Diffie: Cryptography is still the best hook for security despite the breaks.

Shamir: Imagine you are going to break AES, can either spend $gazillion or $50K befriending the head of security and entrapping him. Side channel attacks in 55 ms. if you can send the machine certain data.

Kaliski: Asking Rivest on usability of security, did you invent the right thing

Diffie: (Answering) Security is always political, security measures always advantage one group and thus disadvantage others. Security codes for legitamacy. Security channels them into particular relationships. [Good comment on DRM politics]

Hellman: Security needs to be built into an application. At the time could not get the O/S people involved at the time.

Rivest: We did the right thing with the math, but scenarios. Model was the agent was the computer, Alice is really a computer. Problem is how does the user trust their electronic agent?

Shamir: You did the litterature a favor by making it more user friendly with Alice.

Diffie: Write down your password, your wallet is much more secure than your computer.

Rivest: [on next 15 years] We still have not proved the fundamentals, P=NP etc. Answer question raised by Diffie, field is a lot richer and innovation is on different fronts, different constructs etc.
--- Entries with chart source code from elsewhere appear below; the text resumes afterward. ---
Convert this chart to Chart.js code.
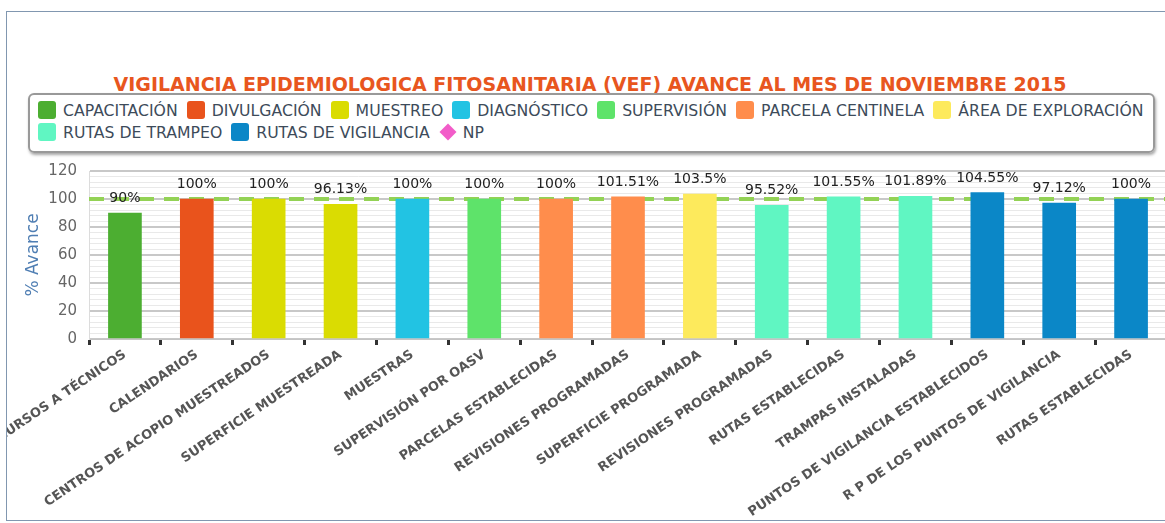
<!DOCTYPE html>
<html lang="es">
<head>
<meta charset="utf-8">
<title>VEF avance noviembre 2015</title>
<script src="https://cdn.jsdelivr.net/npm/chart.js@4.4.1/dist/chart.umd.min.js"></script>
<style>
  html, body { margin: 0; padding: 0; background: #fff; overflow: hidden; }
  body { width: 1165px; height: 523px; position: relative; font-family: "DejaVu Sans", Verdana, sans-serif; }
  #marco { position: absolute; left: 6px; top: 11px; width: 1200px; height: 508px; border: 1px solid #8197b0; pointer-events: none; }
  #titulo { position: absolute; left: 0; top: 73px; width: 1180px; text-align: center; font-size: 19px; font-weight: bold; color: #e8561e; line-height: 22px; }
  #leyenda { position: absolute; left: 28px; top: 93px; width: 1127px; height: 60px; box-sizing: border-box;
             border: 2px solid #999; border-radius: 6px; box-shadow: 1px 2px 3px rgba(0,0,0,0.35); padding: 4px 0 0 8px; }
  #leyenda ul { list-style: none; margin: 0; padding: 0; display: flex; flex-wrap: wrap; }
  #leyenda li { display: flex; align-items: center; height: 22px; margin-right: 9px; font-size: 15.7px; color: #3d4b5a; white-space: nowrap; }
  #leyenda .swatch { width: 18px; height: 18px; border-radius: 3px; margin-right: 7px; }
  #leyenda .diamante { width: 12px; height: 12px; margin: 0 9px 0 3px; transform: rotate(45deg); }
  #contenedor { position: absolute; left: 7px; top: 150px; width: 1160px; height: 370px; }
</style>
</head>
<body>
<div id="titulo">VIGILANCIA EPIDEMIOLOGICA FITOSANITARIA (VEF) AVANCE AL MES DE NOVIEMBRE 2015</div>
<div id="leyenda"></div>
<div id="contenedor"><canvas id="grafica"></canvas></div>
<div id="marco"></div>
<script>
// ===== datos =====
const categorias = [
  "CURSOS A TÉCNICOS", "CALENDARIOS", "CENTROS DE ACOPIO MUESTREADOS", "SUPERFICIE MUESTREADA",
  "MUESTRAS", "SUPERVISIÓN POR OASV", "PARCELAS ESTABLECIDAS", "REVISIONES PROGRAMADAS",
  "SUPERFICIE PROGRAMADA", "REVISIONES PROGRAMADAS", "RUTAS ESTABLECIDAS", "TRAMPAS INSTALADAS",
  "PUNTOS DE VIGILANCIA ESTABLECIDOS", "R P DE LOS PUNTOS DE VIGILANCIA", "RUTAS ESTABLECIDAS"
];
const avance = [90, 100, 100, 96.13, 100, 100, 100, 101.51, 103.5, 95.52, 101.55, 101.89, 104.55, 97.12, 100];
// a qué serie pertenece cada categoría
const serieDeCategoria = [0, 1, 2, 2, 3, 4, 5, 5, 6, 7, 7, 7, 8, 8, 8];
const series = [
  "CAPACITACIÓN", "DIVULGACIÓN", "MUESTREO", "DIAGNÓSTICO", "SUPERVISIÓN",
  "PARCELA CENTINELA", "ÁREA DE EXPLORACIÓN", "RUTAS DE TRAMPEO", "RUTAS DE VIGILANCIA"
];
const colores = ["#4cae31", "#e9531c", "#dadc02", "#22c3e3", "#5ee36a", "#ff8d4c", "#fdea5c", "#60f6c2", "#0b87c7"];
const serieNP = "NP";
const colorNP = "#f25cc9";
const meta = 100;
const yTicks = { min: 0, max: 120, paso: 20, pasoMenor: 4 };

Chart.defaults.font.family = '"DejaVu Sans", Verdana, sans-serif';

// leyenda en HTML
function pintarLeyenda() {
  const cont = document.getElementById("leyenda");
  const ul = document.createElement("ul");
  series.forEach((nombre, i) => {
    const li = document.createElement("li");
    const sw = document.createElement("span");
    sw.className = "swatch";
    sw.style.background = colores[i];
    li.appendChild(sw);
    li.appendChild(document.createTextNode(nombre));
    ul.appendChild(li);
  });
  const li = document.createElement("li");
  const d = document.createElement("span");
  d.className = "diamante";
  d.style.background = colorNP;
  li.appendChild(d);
  li.appendChild(document.createTextNode(serieNP));
  ul.appendChild(li);
  cont.appendChild(ul);
}

// línea punteada de la meta (detrás de las barras)
const lineaMeta = {
  id: "lineaMeta",
  beforeDatasetsDraw(chart) {
    const { ctx, chartArea, scales } = chart;
    const py = scales.y.getPixelForValue(meta);
    ctx.save();
    ctx.strokeStyle = "#93d255";
    ctx.lineWidth = 4;
    ctx.setLineDash([15, 10]);
    ctx.beginPath();
    ctx.moveTo(chartArea.left, py);
    ctx.lineTo(chartArea.right, py);
    ctx.stroke();
    ctx.restore();
  }
};

// etiquetas de valor sobre cada barra
const etiquetas = {
  id: "etiquetas",
  afterDatasetsDraw(chart) {
    const ctx = chart.ctx;
    ctx.save();
    ctx.font = '14px "DejaVu Sans"';
    ctx.fillStyle = "#222";
    ctx.textAlign = "center";
    ctx.textBaseline = "alphabetic";
    chart.data.datasets.forEach((ds, di) => {
      chart.getDatasetMeta(di).data.forEach((bar, i) => {
        const v = ds.data[i];
        if (v == null) return;
        ctx.fillText(v + "%", bar.x, bar.y - 11);
      });
    });
    ctx.restore();
  }
};

const datasets = series.map((nombre, s) => ({
  label: nombre,
  data: avance.map((v, i) => (serieDeCategoria[i] === s ? v : null)),
  backgroundColor: colores[s],
  barThickness: 33,
  skipNull: true
}));

pintarLeyenda();

new Chart(document.getElementById("grafica"), {
  type: "bar",
  data: { labels: categorias, datasets },
  plugins: [lineaMeta, etiquetas],
  options: {
    responsive: true,
    maintainAspectRatio: false,
    animation: false,
    layout: { padding: { top: 17, left: 0, right: 0, bottom: 0 } },
    plugins: { legend: { display: false }, tooltip: { enabled: false } },
    scales: {
      x: {
        ticks: { autoSkip: false, maxRotation: 34, minRotation: 34, color: "#555", font: { size: 13, weight: "bold" }, padding: 2 },
        grid: { drawOnChartArea: false, offset: true, tickLength: 6, tickColor: "#333", tickWidth: 3 },
        border: { color: "#c4c4c4" },
        afterFit(s) { s.height = 181; s.paddingLeft = 0; s.paddingRight = 0; }
      },
      y: {
        min: yTicks.min, max: yTicks.max,
        ticks: { stepSize: yTicks.paso, padding: 12, color: "#666", font: { size: 15 } },
        grid: { color: "#c8c8c8", lineWidth: 2, drawTicks: false },
        border: { color: "#dcdcdc" },
        title: { display: true, text: "% Avance", color: "#4f7eb3", font: { size: 17 }, padding: { top: 16, bottom: 0 } },
        afterFit(s) { s.width = 82; }
      },
      yMenor: {
        position: "left",
        min: yTicks.min, max: yTicks.max,
        ticks: { display: false, stepSize: yTicks.pasoMenor },
        grid: { color: c => (c.tick.value % yTicks.paso === 0 ? "rgba(0,0,0,0)" : "#e9e9e9"), lineWidth: 1, drawTicks: false },
        border: { display: false },
        afterFit(s) { s.width = 0; }
      }
    }
  }
});
</script>
</body>
</html>
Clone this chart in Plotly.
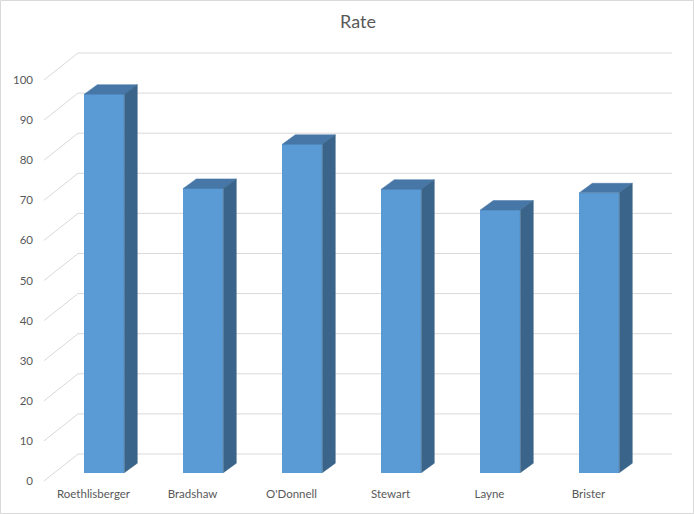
import plotly.graph_objects as go

# ---- data ----
categories = ["Roethlisberger", "Bradshaw", "O'Donnell", "Stewart", "Layne", "Brister"]
rate = [94.4, 70.9, 81.9, 70.7, 65.5, 69.8]
y_ticks = list(range(0, 101, 10))
title_text = "Rate"

# ---- geometry (pixel scale of the axes) ----
W, H = 694, 514
ML, MR, MT, MB = 40, 18, 49, 29
PXX = 99.0     # px per category unit
PXY = 4.01     # px per value unit
X0PX, Y0PX = 44, 481   # pixel where X=0, Y=0 (front floor corner)

def dx(px):
    return px / PXX

def dy(px):
    return px / PXY

WALL_DX, WALL_DY = dx(34), dy(27)       # floor depth (front edge -> back wall)
FACE_DX, FACE_DY = dx(10.8), dy(8.3)    # bar front face offset from floor front
BAR_DX, BAR_DY = dx(13), dy(9.5)        # bar depth
BAR_W = dx(40)

grid_col = "#d9d9d9"
front_col = "#5b9bd5"
top_col = "#4677a7"
side_col = "#3a6489"
text_col = "#595959"
FONT = "Lato"

fig = go.Figure()
n = len(categories)

# gridlines (below all traces): diagonal on floor side + back wall
shapes = []
for v in y_ticks:
    shapes.append(dict(type="path", xref="x", yref="y", layer="below",
                       path=f"M {0} {v} L {WALL_DX} {v + WALL_DY} L {n + WALL_DX} {v + WALL_DY}",
                       line=dict(color=grid_col, width=1)))

# bars
centers = [i + 0.5 + FACE_DX for i in range(n)]
fig.add_trace(go.Bar(x=centers, y=rate, base=[FACE_DY] * n, width=BAR_W,
                     marker=dict(color=front_col, line=dict(width=0)),
                     showlegend=False, hoverinfo="skip"))

for c, v in zip(centers, rate):
    xl, xr = c - BAR_W / 2, c + BAR_W / 2
    b, t = FACE_DY, FACE_DY + v
    fig.add_trace(go.Scatter(x=[xl, xr, xr + BAR_DX, xl + BAR_DX, xl],
                             y=[t, t, t + BAR_DY, t + BAR_DY, t],
                             fill="toself", fillcolor=top_col, mode="lines",
                             line=dict(color=top_col, width=0.5),
                             hoverinfo="skip", showlegend=False))
    fig.add_trace(go.Scatter(x=[xr, xr, xr + BAR_DX, xr + BAR_DX, xr],
                             y=[b, t, t + BAR_DY, b + BAR_DY, b],
                             fill="toself", fillcolor=side_col, mode="lines",
                             line=dict(color=side_col, width=0.5),
                             hoverinfo="skip", showlegend=False))

pw, ph = W - ML - MR, H - MT - MB
xr0 = (ML - X0PX) / PXX
xr1 = (W - MR - X0PX) / PXX
yr0 = (Y0PX - (H - MB)) / PXY
yr1 = (Y0PX - MT) / PXY

shapes.append(dict(type="rect", xref="paper", yref="paper",
                   x0=(0.5 - ML) / pw, x1=(W - 0.5 - ML) / pw,
                   y0=((H - MB) - (H - 0.5)) / ph, y1=((H - MB) - 0.5) / ph,
                   line=dict(color=grid_col, width=1), layer="below"))

fig.update_layout(
    width=W, height=H, autosize=False,
    margin=dict(l=ML, r=MR, t=MT, b=MB, pad=0),
    paper_bgcolor="white", plot_bgcolor="white",
    title=dict(text=title_text, x=0.5, xref="paper", xanchor="center",
               y=1 - 22 / H, yanchor="middle",
               font=dict(family=FONT, size=18, color=text_col)),
    xaxis=dict(range=[xr0, xr1], tickvals=[i + 0.5 for i in range(n)], ticktext=categories,
               showgrid=False, zeroline=False, showline=False, ticks="",
               tickfont=dict(family=FONT, size=11.5, color=text_col)),
    yaxis=dict(range=[yr0, yr1], tickvals=y_ticks, ticktext=[str(v) for v in y_ticks],
               showgrid=False, zeroline=False, showline=False, ticks="",
               ticklabelstandoff=6,
               tickfont=dict(family=FONT, size=11.5, color=text_col)),
    bargap=0,
    shapes=shapes,
)

fig.write_html("out.html")
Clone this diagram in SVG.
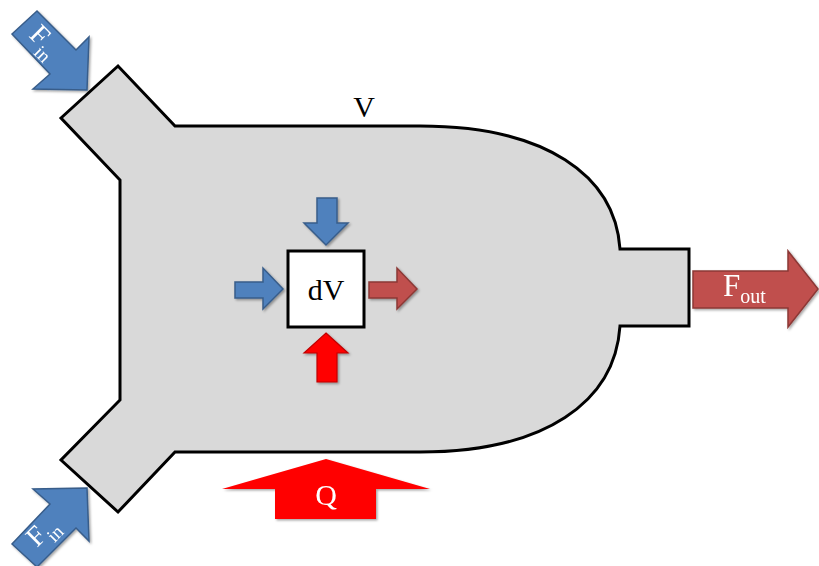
<svg xmlns="http://www.w3.org/2000/svg" width="819" height="566" viewBox="0 0 819 566">
<defs>
<filter id="sh" x="-20%" y="-20%" width="140%" height="140%">
<feDropShadow dx="1.5" dy="1.5" stdDeviation="1.2" flood-color="#000" flood-opacity="0.35"/>
</filter>
</defs>
<style>
.lbl{font-family:"Liberation Serif","Times New Roman",serif;}
.w{fill:#ffffff;}
.blue{fill:#4f81bd;stroke:#385d8a;stroke-width:1.5;stroke-linejoin:miter;}
.dred{fill:#c0504d;stroke:#8c3836;stroke-width:1.5;}
.red{fill:#ff0000;stroke:#c00000;stroke-width:1.2;}
</style>
<rect width="819" height="566" fill="#ffffff"/>
<g id="volume">
<path d="M61,118 L118,66 L175,126 L420,126 C545,126 615,175 620,249 L689,249 L689,326 L620,326 C615,402 545,452 420,452 L175,452 L118,512 L61,460 L120,400 L120,180 Z" fill="#d9d9d9" stroke="#000" stroke-width="3" stroke-linejoin="miter"/>
<text class="lbl" x="364" y="117" font-size="30" text-anchor="middle" fill="#000">V</text>
</g>
<g id="fin-top" filter="url(#sh)">
<polygon class="blue" points="12,34 37,11 76,50 89,37 87,90 33,89 50,74"/>
<text class="lbl w" transform="translate(28,36) rotate(45)" font-size="28">F<tspan font-size="19" dy="9">in</tspan></text>
</g>
<g id="fin-bottom" filter="url(#sh)">
<polygon class="blue" points="12,544 37,567 76,528 89,541 87,488 33,489 50,504"/>
<text class="lbl w" transform="translate(37,548) rotate(-45)" font-size="28">F<tspan font-size="19" dy="9">in</tspan></text>
</g>
<g id="fout" filter="url(#sh)">
<polygon class="dred" points="693,271 788,271 788,251 818,289 788,327 788,308 693,308"/>
<text class="lbl w" x="723" y="296" font-size="31">F<tspan font-size="20" dy="7">out</tspan></text>
</g>
<g id="q" filter="url(#sh)">
<polygon points="326,459 430,489 376,489 376,519 275,519 275,489 222,489" fill="#ff0000"/>
<text class="lbl w" x="326" y="505" font-size="30" text-anchor="middle">Q</text>
</g>
<g id="dV">
<rect x="288" y="251" width="76" height="76" fill="#ffffff" stroke="#000" stroke-width="3"/>
<text class="lbl" x="326" y="300" font-size="30" text-anchor="middle" fill="#000">dV</text>
</g>
<g id="arrow-top" filter="url(#sh)">
<polygon class="blue" points="317,198 337,198 337,223 348,223 326,245 304,223 317,223"/>
</g>
<g id="arrow-left" filter="url(#sh)">
<polygon class="blue" points="235,282 263,282 263,268 283,289 263,309 263,298 235,298"/>
</g>
<g id="arrow-right" filter="url(#sh)">
<polygon class="dred" points="369,282 397,282 397,268 417,289 397,309 397,298 369,298"/>
</g>
<g id="arrow-bottom" filter="url(#sh)">
<polygon class="red" points="326,333 348,353 337,353 337,382 317,382 317,353 304,353"/>
</g>
</svg>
Shamir: Problem of long term security much different from problem of sending message today needing limited security in transit.

Hellman: Can't go forward, but can go back. Almost 30 years ago we said 2000 bits minimum for 30 year security, 4000 was preferable, 10K not too much. We did not do too baddly.

Diffie: In some respects the signatures on the constitution and the signatures on the Magna Carta are still important.

Rivest: It takes about 15 years for ideas to go from concept to use. Identity based crypto may be becomming the right approach to authenticated email.

Shamir: Multiparty computation is a good idea but existing schemes are too complex, e.g. voting. Protocols are too complex, they do a lot of proofs but they are not protecting against real world attacks. Example of Palestinian elections, use of camera phones to demonstrate voting for/against certain candidate.

Diffie: Intel going to talk about covert channels.